In January 2005, Time magazine published a cover story on the 25 most influential evangelicals in America. Jerry Falwell did not make the list.

. . .

"Evangelicals will think of him as part of the family, an elder relative who they might not agree with who died," says John Schmalzbauer, a professor of religious studies at Missouri State University who studies the recent mainstreaming of the religious right.

. . .

The new breed of evangelical leader does not have the temperament of a protester. He is a consummate professional who speaks in modulated terms and knows his way around Washington. "We evangelicals have learned to collaborate, to cross the aisles and religious barriers or whatever, in order to pass bills," Rich Cizik, vice president for governmental affairs at the National Association of Evangelicals, is quoted as saying in the new book "Believers."

Featured prominently on Time's list was Rick Warren, pastor of Saddleback Church in California and author of mega-bestseller "The Purpose Driven Life." If they took a political poll on the usual culture war issues, Falwell and Warren would end up in exactly the same place -- antiabortion, against gay rights. Both have written books saying that Jesus is the only way to salvation. But Warren's public style is entirely different.

For the most part, Warren keeps a low political profile. When asked which presidential candidate he supports, he praises both Sen. Barack Obama of Illinois, a Democrat, and Sen. Sam Brownback of Kansas, a Republican and religious conservative. Warren donated the proceeds from his book to help combat AIDS in Africa. He associates himself with "creation care," a movement of evangelical environmentalists. To ensure wide distribution, Warren makes sure he goes down easy: "You were made by God and for God, and until you understand that, life will never make sense," reads a quote from him printed on millions of Starbucks cups.

Young evangelicals came of age with George W. Bush as their president, reaching out to them, speaking their language, identifying "Christ" as his favorite political philosopher in a 1999 campaign debate. These days, one-third of Congress members identify themselves as "evangelical."

"We're no longer overlooked, persecuted, discriminated against, and misquoted in the mainstream media, an editorial in Christianity Today stated in 2005. "So we've been mainstreamed, now what?"

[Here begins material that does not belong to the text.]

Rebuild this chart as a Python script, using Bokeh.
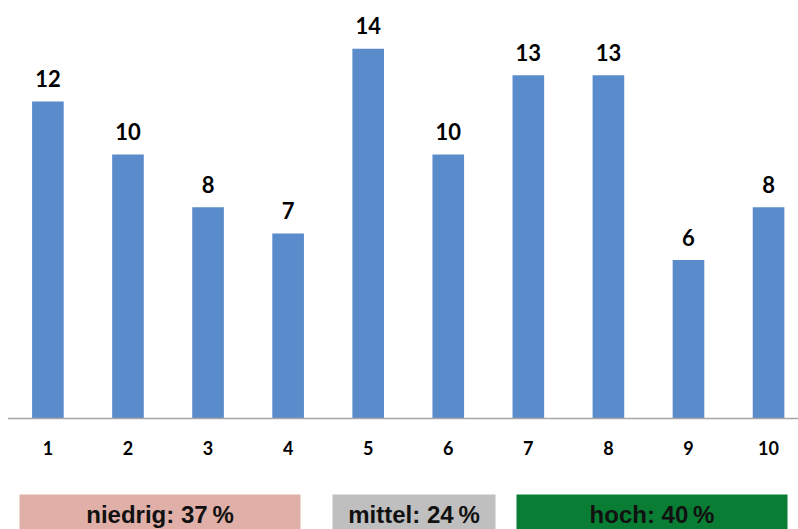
from bokeh.plotting import figure
from bokeh.models import Range1d, ColumnDataSource
from bokeh.core.properties import value
from bokeh.embed import file_html
from bokeh.resources import INLINE

# ---- data ----
categories = [1, 2, 3, 4, 5, 6, 7, 8, 9, 10]
values = [12, 10, 8, 7, 14, 10, 13, 13, 6, 8]
tick_labels = [str(c) for c in categories]

band_labels = ["niedrig: 37\u2009%", "mittel: 24\u2009%", "hoch: 40\u2009%"]
band_colors = ["#DFAFA8", "#BFBFBF", "#0A7D35"]

# ---- geometry ----
W, H = 798, 529
X0, X1 = 0.408, 10.374          # category axis range
Y0, Y1 = -4.203, 15.827         # value axis range (room below for the band)
band_left_px = [19, 332, 516]
band_right_px = [300, 495, 787]
band_top_px = 494


def px_to_x(px):
    return X0 + px / W * (X1 - X0)


def px_to_y(py):
    return Y1 - py / H * (Y1 - Y0)


BAR_COLOR = "#5A8BCB"

p = figure(width=W, height=H, output_backend="svg", toolbar_location=None,
           x_range=Range1d(X0, X1), y_range=Range1d(Y0, Y1), min_border=0)
p.outline_line_color = None
p.grid.grid_line_color = None
p.axis.visible = False
p.background_fill_color = "white"
p.border_fill_color = "white"

# bars + value labels
src = ColumnDataSource(dict(x=categories, top=values,
                            label=[str(v) for v in values]))
p.vbar(x="x", top="top", bottom=0, width=0.395, source=src,
       fill_color=BAR_COLOR, line_color=None)
p.text(x="x", y="top", text="label", source=src, y_offset=-23,
       text_align="center", text_baseline="middle",
       text_font=value("Lato"), text_font_style="bold",
       text_font_size="22px", text_color="#000000")

# category axis line and tick labels
p.segment(x0=[categories[0] - 0.5], y0=[0], x1=[categories[-1] + 0.5], y1=[0],
          line_color="#A6A6A6", line_width=1.5)
tsrc = ColumnDataSource(dict(x=categories, y=[0] * len(categories), t=tick_labels))
p.text(x="x", y="y", text="t", source=tsrc, y_offset=30,
       text_align="center", text_baseline="middle",
       text_font=value("Lato"), text_font_style="bold",
       text_font_size="18px", text_color="#000000")

# category band
bl = [px_to_x(v) for v in band_left_px]
br = [px_to_x(v) for v in band_right_px]
btop = px_to_y(band_top_px)
bsrc = ColumnDataSource(dict(left=bl, right=br, color=band_colors, label=band_labels,
                             xc=[(l + r) / 2 for l, r in zip(bl, br)],
                             top=[btop] * 3))
p.quad(left="left", right="right", bottom=Y0 - 1, top="top", source=bsrc,
       fill_color="color", line_color=None)
p.text(x="xc", y="top", text="label", source=bsrc, y_offset=20,
       text_align="center", text_baseline="middle",
       text_font=value("Liberation Sans"), text_font_style="bold",
       text_font_size="24px", text_color="#111111")

open("out.html", "w").write(file_html(p, INLINE))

In Falwell's days, the evangelical movements seemed like one big church, and the culture was always looking to identify its leader and pastor. Now the movement is much more "fragmented," Schmalzbauer says.

Warren is an obvious leader but he shuns the political spotlight. James Dobson, head of Focus on the Family, remains enormously influential but he is of the Falwell generation, a little too extreme for mainstream politics.

Another name often mentioned is Richard Land, president of the Southern Baptist Ethics and Religious Liberty Commission. Land has solid evangelical credentials and was educated at Princeton and Oxford universities. He believes in working with conservative Catholics and Jews to accomplish his agenda. He believes in collaboration over confrontation.

Like Cizik and Warren, he is a member of the post-Falwell generation, which believes in "getting things done," as Land once said, even if it doesn't accomplish what Falwell did best over his long career: making headlines.

Read it all.

This reflects what I am seeing both locally and nationally. The older Evangelical political movement focused--perhaps wisely--on a few critical issues such as abortion, pornography and gay rights. the newer Evangelical leaders (and followers) are adding other issues to the list such as poverty and the environment. Evangelicals will likely not agree with a Democrat on issues such as gay rights and criminalization of abortion, but these issues are not always going to be the key issues in a political race. When that is the case, as it was recently in Ohio and Michigan, Democrats can attract a surprising number of Evangelical voters on other issues.